--- EXERCISE INPUTS ---
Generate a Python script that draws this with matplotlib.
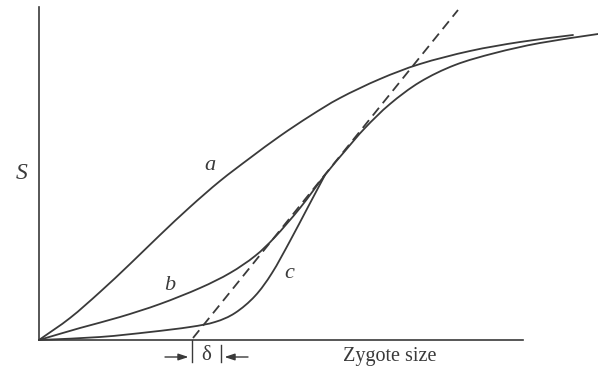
import matplotlib
matplotlib.use("Agg")
import matplotlib.pyplot as plt
from matplotlib.path import Path
from matplotlib.patches import PathPatch

# Survival S against zygote size for three strategies (schematic units)
a_x = [0, 3.1, 6.1, 9.1, 12.1, 15.1, 18.1, 21.1, 24.1, 27.1, 30.1, 34.1, 38.1,
       43.1, 48.1, 53.4]
a_y = [0, 2.2, 4.8, 7.6, 10.5, 13.3, 15.9, 18.2, 20.4, 22.4, 24.2, 26.1, 27.6,
       28.9, 29.8, 30.5]

b_x = [0, 4.1, 8.1, 12.1, 16.1, 19.1, 21.6, 23.6, 26.1, 28.6]
b_y = [0, 1.2, 2.3, 3.6, 5.2, 6.7, 8.4, 10.3, 13.2, 16.5]

c_x = [0, 6.1, 11.1, 15.1, 17.6, 19.6, 21.6, 23.3, 25.1, 26.9, 28.6]
c_y = [0, 0.3, 0.8, 1.3, 1.8, 2.7, 4.4, 6.7, 9.9, 13.3, 16.5]

# common upper branch shared by b and c
bc_x = [28.6, 30.6, 32.6, 35.1, 38.1, 41.6, 45.6, 50.1, 55.9]
bc_y = [16.5, 18.9, 21.2, 23.6, 25.8, 27.5, 28.7, 29.7, 30.6]

# tangent line and its intercept offset delta
tan_x = [15.4, 41.9]
tan_y = [0.2, 33.0]
delta_left = 15.3
delta_right = 18.2

x_max, y_max = 55.9, 33.3
x_axis_end = 48.4

ink = "#3a3a3a"
serif = "Liberation Serif"


def smooth_path(xs, ys):
    """Cubic Bezier path passing through every given point (Catmull-Rom tangents)."""
    pts = list(zip(xs, ys))
    n = len(pts)
    # reflected end points so the curve leaves and enters its ends straight
    first = (2 * pts[0][0] - pts[1][0], 2 * pts[0][1] - pts[1][1])
    last = (2 * pts[-1][0] - pts[-2][0], 2 * pts[-1][1] - pts[-2][1])
    ext = [first] + pts + [last]
    verts = [pts[0]]
    codes = [Path.MOVETO]
    for i in range(1, n):
        p0, p1, p2, p3 = ext[i - 1], ext[i], ext[i + 1], ext[i + 2]
        c1 = (p1[0] + (p2[0] - p0[0]) / 6, p1[1] + (p2[1] - p0[1]) / 6)
        c2 = (p2[0] - (p3[0] - p1[0]) / 6, p2[1] - (p3[1] - p1[1]) / 6)
        verts += [c1, c2, p2]
        codes += [Path.CURVE4] * 3
    return Path(verts, codes)


def draw_curve(ax, xs, ys, **kw):
    patch = PathPatch(smooth_path(xs, ys), facecolor="none", edgecolor=ink,
                      clip_on=False, capstyle="round", **kw)
    ax.add_patch(patch)


W, H = 598, 369
fig = plt.figure(figsize=(W / 100, H / 100), dpi=100)
ax = fig.add_axes([39 / W, (H - 340) / H, (W - 39) / W, (340 - 7) / H])
ax.set_xlim(0, x_max)
ax.set_ylim(0, y_max)
ax.set_xticks([])
ax.set_yticks([])
for s in ("top", "right"):
    ax.spines[s].set_visible(False)
for s in ("left", "bottom"):
    ax.spines[s].set_color(ink)
    ax.spines[s].set_linewidth(1.2)
ax.spines["bottom"].set_bounds(0, x_axis_end)
ax.patch.set_alpha(0)

lw = 1.3
draw_curve(ax, a_x, a_y, lw=lw)
draw_curve(ax, b_x + bc_x[1:], b_y + bc_y[1:], lw=lw)
draw_curve(ax, c_x, c_y, lw=lw)
ax.plot(tan_x, tan_y, color=ink, lw=lw, dashes=(5.5, 3.3), clip_on=False)

# labels
ax.text(-1.7, 16.6, "S", family=serif, style="italic", fontsize=17,
        color=ink, ha="center", va="center")
ax.text(17.1, 17.4, "a", family=serif, style="italic", fontsize=16,
        color=ink, ha="center", va="center")
ax.text(13.1, 5.5, "b", family=serif, style="italic", fontsize=16,
        color=ink, ha="center", va="center")
ax.text(25.0, 6.7, "c", family=serif, style="italic", fontsize=16,
        color=ink, ha="center", va="center")
ax.text(35.1, -1.6, "Zygote size", family=serif, fontsize=14.5,
        color=ink, ha="center", va="center", clip_on=False)

# delta marker below the axis
ax.plot([delta_left, delta_left], [0, -2.2], color=ink, lw=1.0, clip_on=False)
ax.plot([delta_right, delta_right], [-0.5, -2.2], color=ink, lw=1.0, clip_on=False)
ax.text((delta_left + delta_right) / 2, -1.5, "δ", family=serif, fontsize=15,
        color=ink, ha="center", va="center")
arrow = dict(arrowstyle="-|>,head_length=0.6,head_width=0.2", color=ink, lw=1.0,
             shrinkA=0, shrinkB=0)
ax.annotate("", xy=(delta_left - 0.35, -1.7), xytext=(delta_left - 2.7, -1.7),
            arrowprops=arrow, annotation_clip=False)
ax.annotate("", xy=(delta_right + 0.35, -1.7), xytext=(delta_right + 2.7, -1.7),
            arrowprops=arrow, annotation_clip=False)

fig.savefig("out.png", dpi=100, facecolor="white")
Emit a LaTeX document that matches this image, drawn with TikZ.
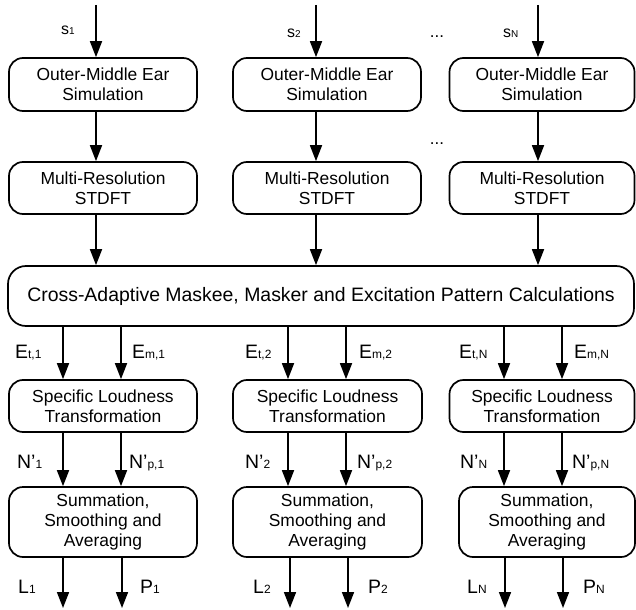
\documentclass[tikz,border=0pt]{standalone}
\usepackage{fontspec}
\setmainfont{Liberation Sans}
\usetikzlibrary{arrows.meta}
\newcommand\lsub[1]{{\fontsize{12}{12}\selectfont #1}}
\newcommand\ssub[1]{{\fontsize{10}{10}\selectfont #1}}
\begin{document}
\begin{tikzpicture}[x=1bp,y=-1bp,
 box/.style={draw, line width=1.7bp, rounded corners=14bp, align=center, inner sep=0pt, font=\fontsize{17.5}{20.5}\selectfont},
 arr/.style={line width=1.7bp, -{Triangle[width=12bp,length=16bp]}},
 lab/.style={anchor=base west, inner sep=0pt, font=\fontsize{19.5}{19.5}\selectfont},
 slab/.style={anchor=base west, inner sep=0pt, font=\fontsize{16}{16}\selectfont},
 dots/.style={anchor=base, inner sep=0pt, font=\fontsize{17}{17}\selectfont}]
\useasboundingbox (0,0) rectangle (636,610);

% boxes
\node[box, minimum width=188bp, minimum height=53bp] (O1) at (103,84.5) {Outer-Middle Ear\\Simulation};
\node[box, minimum width=188bp, minimum height=53bp] (O2) at (327,84.5) {Outer-Middle Ear\\Simulation};
\node[box, minimum width=185bp, minimum height=53bp] (O3) at (542,84.5) {Outer-Middle Ear\\Simulation};
\node[box, minimum width=188bp, minimum height=52bp] (M1) at (103,188) {Multi-Resolution\\STDFT};
\node[box, minimum width=188bp, minimum height=52bp] (M2) at (327,188) {Multi-Resolution\\STDFT};
\node[box, minimum width=185bp, minimum height=52bp] (M3) at (542,188) {Multi-Resolution\\STDFT};
\node[box, rounded corners=18bp, minimum width=626bp, minimum height=60bp, font=\fontsize{19.5}{22}\selectfont] (B) at (321,296) {Cross-Adaptive Maskee, Masker and Excitation Pattern Calculations};
\node[box, minimum width=188bp, minimum height=52bp] (S1) at (103,406) {Specific Loudness\\Transformation};
\node[box, minimum width=189bp, minimum height=52bp] (S2) at (327.5,406) {Specific Loudness\\Transformation};
\node[box, minimum width=185bp, minimum height=52bp] (S3) at (542,406) {Specific Loudness\\Transformation};
\node[box, minimum width=188bp, minimum height=70bp] (U1) at (103,522) {Summation,\\Smoothing and\\Averaging};
\node[box, minimum width=189bp, minimum height=70bp] (U2) at (327.5,522) {Summation,\\Smoothing and\\Averaging};
\node[box, minimum width=176bp, minimum height=70bp] (U3) at (547,522) {Summation,\\Smoothing and\\Averaging};

% input arrows
\coordinate (in1) at (96,5);
\coordinate (in2) at (316,5);
\coordinate (in3) at (538,5);
\draw[arr] (in1) -- (O1.north -| in1);
\draw[arr] (in2) -- (O2.north -| in2);
\draw[arr] (in3) -- (O3.north -| in3);
\draw[arr] (O1.south -| in1) -- (M1.north -| in1);
\draw[arr] (O2.south -| in2) -- (M2.north -| in2);
\draw[arr] (O3.south -| in3) -- (M3.north -| in3);
\draw[arr] (M1.south -| in1) -- (B.north -| in1);
\draw[arr] (M2.south -| in2) -- (B.north -| in2);
\draw[arr] (M3.south -| in3) -- (B.north -| in3);

% lower arrow columns
\coordinate (a1) at (63,0);
\coordinate (b1) at (121,0);
\coordinate (a2) at (288,0);
\coordinate (b2) at (346,0);
\coordinate (a3) at (504,0);
\coordinate (b3) at (562,0);
\draw[arr] (B.south -| a1) -- (S1.north -| a1);
\draw[arr] (B.south -| b1) -- (S1.north -| b1);
\draw[arr] (B.south -| a2) -- (S2.north -| a2);
\draw[arr] (B.south -| b2) -- (S2.north -| b2);
\draw[arr] (B.south -| a3) -- (S3.north -| a3);
\draw[arr] (B.south -| b3) -- (S3.north -| b3);
\draw[arr] (S1.south -| a1) -- (U1.north -| a1);
\draw[arr] (S1.south -| b1) -- (U1.north -| b1);
\draw[arr] (S2.south -| a2) -- (U2.north -| a2);
\draw[arr] (S2.south -| b2) -- (U2.north -| b2);
\draw[arr] (S3.south -| a3) -- (U3.north -| a3);
\draw[arr] (S3.south -| b3) -- (U3.north -| b3);
\coordinate (o1) at (63,608);
\coordinate (p1) at (122,608);
\coordinate (o2) at (290,608);
\coordinate (p2) at (348,608);
\coordinate (o3) at (505,608);
\coordinate (p3) at (563,608);
\draw[arr] (U1.south -| o1) -- (o1);
\draw[arr] (U1.south -| p1) -- (p1);
\draw[arr] (U2.south -| o2) -- (o2);
\draw[arr] (U2.south -| p2) -- (p2);
\draw[arr] (U3.south -| o3) -- (o3);
\draw[arr] (U3.south -| p3) -- (p3);

% labels
\node[slab] (s1) at (61,35) {s\ssub{1}};
\node[slab] (s2) at (287,38) {s\ssub{2}};
\node[slab] (sN) at (503,38) {s\ssub{N}};
\node[dots] (d1) at (437,38) {...};
\node[dots] (d2) at (437,145) {...};

\node[lab] (et1) at (15,358) {E\lsub{t,1}};
\node[lab] (em1) at (132,358) {E\lsub{m,1}};
\node[lab] (et2) at (245,358) {E\lsub{t,2}};
\node[lab] (em2) at (359,358) {E\lsub{m,2}};
\node[lab] (etN) at (459,358) {E\lsub{t,N}};
\node[lab] (emN) at (574,358) {E\lsub{m,N}};

\node[lab] (n1) at (17,468) {N’\lsub{1}};
\node[lab] (np1) at (129,468) {N’\lsub{p,1}};
\node[lab] (n2) at (245,468) {N’\lsub{2}};
\node[lab] (np2) at (357,468) {N’\lsub{p,2}};
\node[lab] (nN) at (460,468) {N’\lsub{N}};
\node[lab] (npN) at (572,468) {N’\lsub{p,N}};

\node[lab] (l1) at (18,593) {L\lsub{1}};
\node[lab] (pp1) at (140,593) {P\lsub{1}};
\node[lab] (l2) at (253,593) {L\lsub{2}};
\node[lab] (pp2) at (368,593) {P\lsub{2}};
\node[lab] (lN) at (467,593) {L\lsub{N}};
\node[lab] (ppN) at (583,593) {P\lsub{N}};
\end{tikzpicture}
\end{document}
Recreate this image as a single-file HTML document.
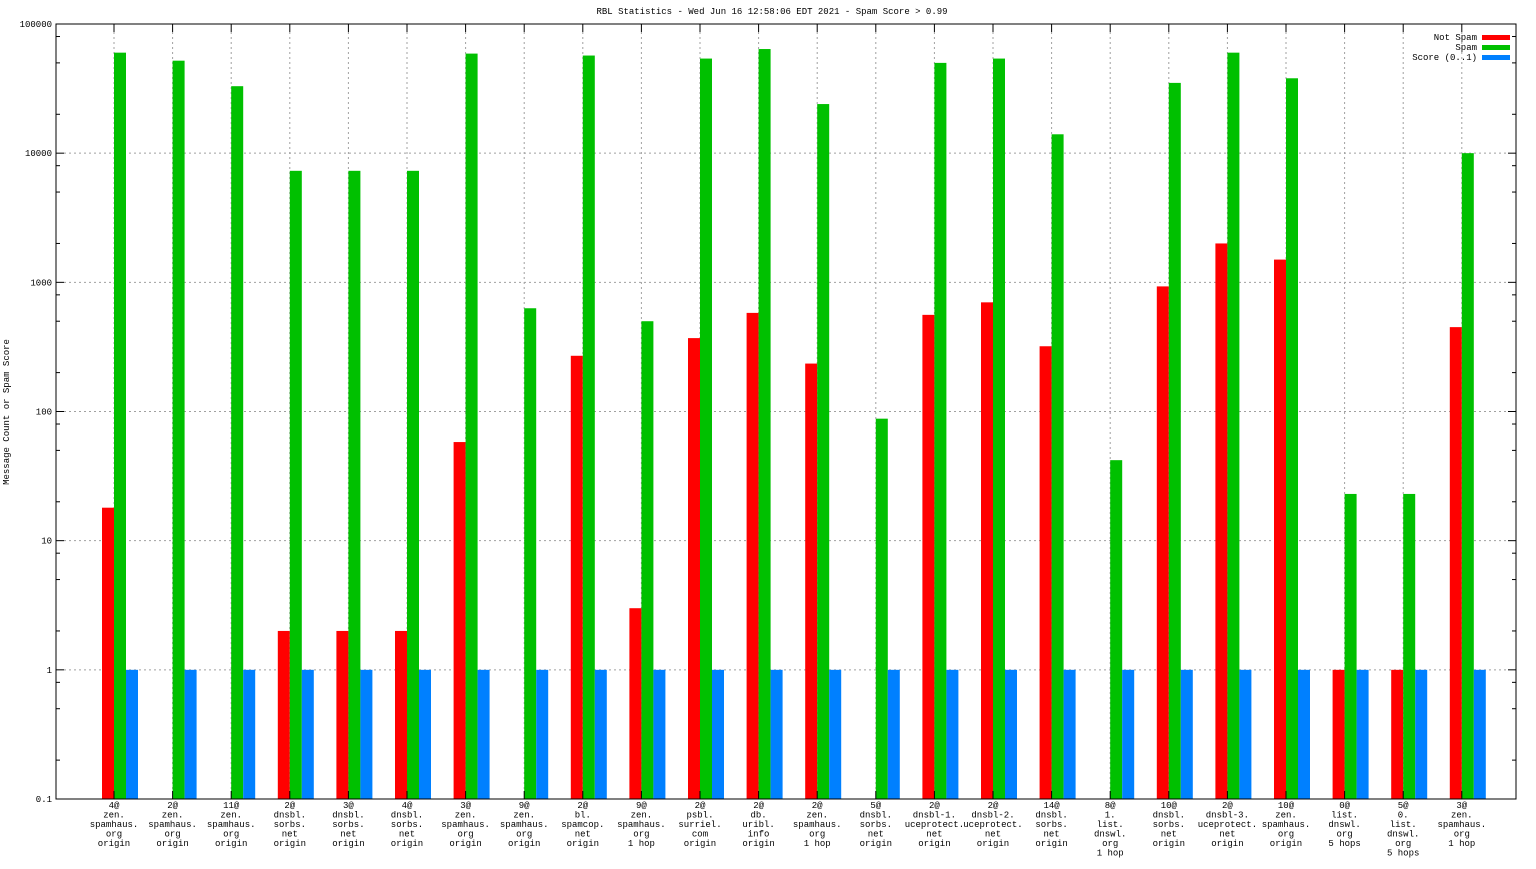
<!DOCTYPE html>
<html><head><meta charset="utf-8"><style>
body{margin:0;background:#fff;}
svg text{font-family:"Liberation Mono","DejaVu Sans Mono",monospace;font-size:9px;fill:#000;}
</style></head><body>
<svg id="chart" width="1536" height="864" xmlns="http://www.w3.org/2000/svg">
<rect width="1536" height="864" fill="#fff"/>
<text x="772" y="14" text-anchor="middle">RBL Statistics - Wed Jun 16 12:58:06 EDT 2021 - Spam Score &gt; 0.99</text>
<text transform="translate(9,412) rotate(-90)" text-anchor="middle">Message Count or Spam Score</text>
<g id="grid"></g><g id="bars"></g><g id="axes"></g>
<g>
<text x="1477" y="40" text-anchor="end">Not Spam</text>
<rect x="1482" y="35" width="28" height="5" fill="#ff0000"/>
<text x="1477" y="50" text-anchor="end">Spam</text>
<rect x="1482" y="45" width="28" height="5" fill="#00c000"/>
<text x="1477" y="60" text-anchor="end">Score (0..1)</text>
<rect x="1482" y="55" width="28" height="5" fill="#0080ff"/>
</g>
</svg>
<script>
const categories=[
["4@","zen.","spamhaus.","org","origin"],["2@","zen.","spamhaus.","org","origin"],["11@","zen.","spamhaus.","org","origin"],
["2@","dnsbl.","sorbs.","net","origin"],["3@","dnsbl.","sorbs.","net","origin"],["4@","dnsbl.","sorbs.","net","origin"],
["3@","zen.","spamhaus.","org","origin"],["9@","zen.","spamhaus.","org","origin"],["2@","bl.","spamcop.","net","origin"],
["9@","zen.","spamhaus.","org","1 hop"],["2@","psbl.","surriel.","com","origin"],["2@","db.","uribl.","info","origin"],
["2@","zen.","spamhaus.","org","1 hop"],["5@","dnsbl.","sorbs.","net","origin"],["2@","dnsbl-1.","uceprotect.","net","origin"],
["2@","dnsbl-2.","uceprotect.","net","origin"],["14@","dnsbl.","sorbs.","net","origin"],["8@","1.","list.","dnswl.","org","1 hop"],
["10@","dnsbl.","sorbs.","net","origin"],["2@","dnsbl-3.","uceprotect.","net","origin"],["10@","zen.","spamhaus.","org","origin"],
["0@","list.","dnswl.","org","5 hops"],["5@","0.","list.","dnswl.","org","5 hops"],["3@","zen.","spamhaus.","org","1 hop"]];
const notSpam=[18,0,0,2,2,2,58,0,270,3,370,580,235,0,560,700,320,0,930,2000,1500,1,1,450];
const spam=[60000,52000,33000,7300,7300,7300,59000,630,57000,500,54000,64000,24000,88,50000,54000,14000,42,35000,60000,38000,23,23,10000];
const score=[1,1,1,1,1,1,1,1,1,1,1,1,1,1,1,1,1,1,1,1,1,1,1,1];
const yTicks=[0.1,1,10,100,1000,10000,100000];
const yTickLabels=["0.1","1","10","100","1000","10000","100000"];
const NS="http://www.w3.org/2000/svg";
const L=56,R=1516,T=24,B=799;
function y(v){return B-(Math.log10(v)+1)/6*(B-T);}
function gx(i){return 120+i*58.6;}
function mk(tag,attrs,parent){const e=document.createElementNS(NS,tag);for(const k in attrs)e.setAttribute(k,attrs[k]);parent.appendChild(e);return e;}
const grid=document.getElementById('grid'),bars=document.getElementById('bars'),axes=document.getElementById('axes');
yTicks.forEach((t,k)=>{const yy=y(t);
 if(k>0&&k<yTicks.length-1){const g=mk('line',{x1:L+8,x2:R-8,y1:yy,y2:yy,stroke:'#a0a0a0','stroke-dasharray':'2,3','stroke-width':1},grid);
 
 }
 const tx=mk('text',{x:L-4,y:yy+3,'text-anchor':'end'},axes);tx.textContent=yTickLabels[k];
 
 
 mk('line',{x1:L,x2:L+8,y1:yy,y2:yy,stroke:'#000'},axes);mk('line',{x1:R,x2:R-8,y1:yy,y2:yy,stroke:'#000'},axes);
 if(k<yTicks.length-1){[2,5,8].forEach(m=>{const my=y(t*m);mk('line',{x1:L,x2:L+4,y1:my,y2:my,stroke:'#000'},axes);mk('line',{x1:R,x2:R-4,y1:my,y2:my,stroke:'#000'},axes);});}
});
categories.forEach((c,i)=>{const cx=gx(i),tx=cx-6;
 const g=mk('line',{x1:tx,x2:tx,y1:T+8,y2:B-8,stroke:'#a0a0a0','stroke-dasharray':'2,3'},grid);
 
 
 mk('line',{x1:tx,x2:tx,y1:B,y2:B-8,stroke:'#000'},axes);mk('line',{x1:tx,x2:tx,y1:T,y2:T+8,stroke:'#000'},axes);
 const t=mk('text',{x:tx,y:808,'text-anchor':'middle'},axes);
 
 
 c.forEach((ln,j)=>{const s=mk('tspan',{x:tx,dy:j?9.5:0},t);s.textContent=ln;});
 [[notSpam[i],'#ff0000',cx-18,'bar-not-spam'],[spam[i],'#00c000',cx-6,'bar-spam'],[score[i],'#0080ff',cx+6,'bar-score']].forEach(([v,col,x0,nm])=>{
  if(v>0){const yy=y(v);const r=mk('rect',{x:x0,y:yy,width:12,height:B-yy,fill:col},bars);
  
  }
 });
});
const fr=mk('rect',{x:L,y:T,width:R-L,height:B-T,fill:'none',stroke:'#000','stroke-width':1},axes);


</script>
</body></html>
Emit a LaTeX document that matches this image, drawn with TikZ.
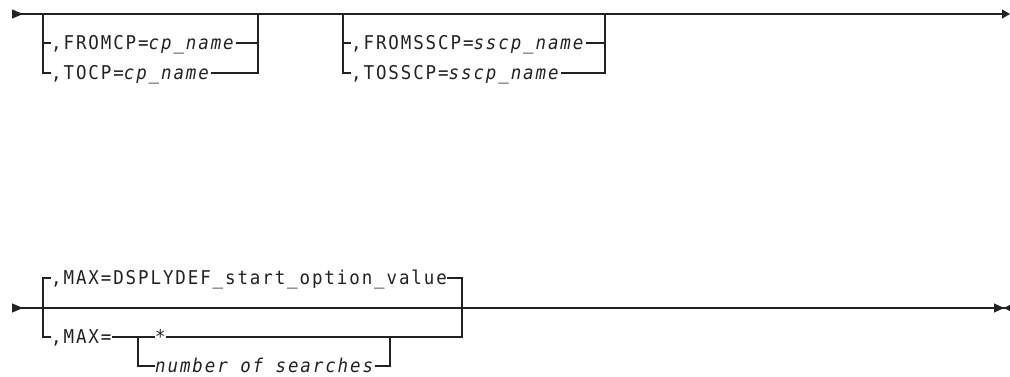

--- PROBLEM TO WORK ON ---
Repeat the lines of the listing above verbatim, beginning at its first line and ending at the line containing "10.3, 13.2, 16.5]", which is included. Omit pictures.

--- WRITTEN RESPONSE ---
Generate a Python script that draws this with matplotlib.
import matplotlib
matplotlib.use("Agg")
import matplotlib.pyplot as plt
from matplotlib.path import Path
from matplotlib.patches import PathPatch

# Survival S against zygote size for three strategies (schematic units)
a_x = [0, 3.1, 6.1, 9.1, 12.1, 15.1, 18.1, 21.1, 24.1, 27.1, 30.1, 34.1, 38.1,
       43.1, 48.1, 53.4]
a_y = [0, 2.2, 4.8, 7.6, 10.5, 13.3, 15.9, 18.2, 20.4, 22.4, 24.2, 26.1, 27.6,
       28.9, 29.8, 30.5]

b_x = [0, 4.1, 8.1, 12.1, 16.1, 19.1, 21.6, 23.6, 26.1, 28.6]
b_y = [0, 1.2, 2.3, 3.6, 5.2, 6.7, 8.4, 10.3, 13.2, 16.5]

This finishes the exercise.